Spain selects site for waste storage

03 January 2012

Villar de Cañas has won the right to host a storage facility for Spain's used nuclear fuel and help fill a gap in the country's nuclear power framework. The region will benefit from the creation of up to 500 construction jobs and then skilled work for around 60 years.

 

The small town in central Cuenca province was among 14 localities that declared individual interest at the end of 2009 in having the storage facility. Eight of these applications were formally accepted and, although all were declared technically suitable, it was Villar de Cañas that was officially selected on 30 December 2011.

 

Villar de Canas
How the facility and its auxiliary buildings could look

 

The interministerial commission responsible considered Villar de Cañas to have 'very good' credentials in terms of geology, seismology, meteorology, hydrology, site geometry and risk in relation to local population centres. The government noted the social situation in Villar de Cañas would be improved by the addition of new highly skilled jobs from the storage site and accompanying technology centre. Between 300 and 500 workers will be needed during a five-year construction period. The €700 million ($910 million) project will be managed by Enresa and is expected to operate for 60 years.

 

Garoña on the agenda

 

Spain's new government, elected in November, has begun to think again about the controversial shutdown date for the Garoña nuclear power plant.

 

Safety regulators said the plant was fit to operate until 2019 subject to certain upgrades, but the previous minister of industry, energy and tourism granted a licence only to 2013. This may now be reviewed, the new minister Jose Manuel Soria said in a radio interview: "The People's Party doesn't want to underutilize any sources of energy, especially nuclear because there are eight nuclear reactors, which according to the Nuclear Safety Council could still continue providing energy for a determined amount of time."
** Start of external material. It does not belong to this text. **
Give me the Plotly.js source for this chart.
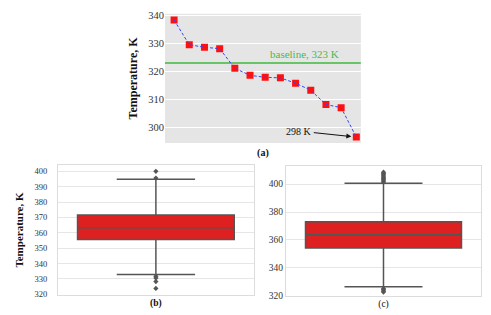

Nuclear ppower has the advantages of generating huge volumes of electricity while keeping its wastes in a solid form within the plant. Of these wastes, the most serious in terms of safe management is the used nuclear fuel that contains some 99% of the radioactivity.

 

The facility at Villar de Cañas will accept transport casks of used nuclear fuel assemblies or vitrified wastes that are currently stored at each of Spain's nuclear power plants. These items will be removed and placed in smaller containers for placement in a dry store cooled by the passive circulation of air. The facility is modeled on the successful HABOG plant that fulfills the same role in the Netherlands.

 

Bringing about a permanent disposal route for used fuel and high-level waste is a political challenge that has yet to be fully met in any nuclear-powered country, but the assurance of proper storage for decades to come brings valuable environmental and industrial certainty. Speaking for Foro Nuclear, the Spanish nuclear trade body, Maria Teresa Dominguez called the interim store a "key element for energy strategy."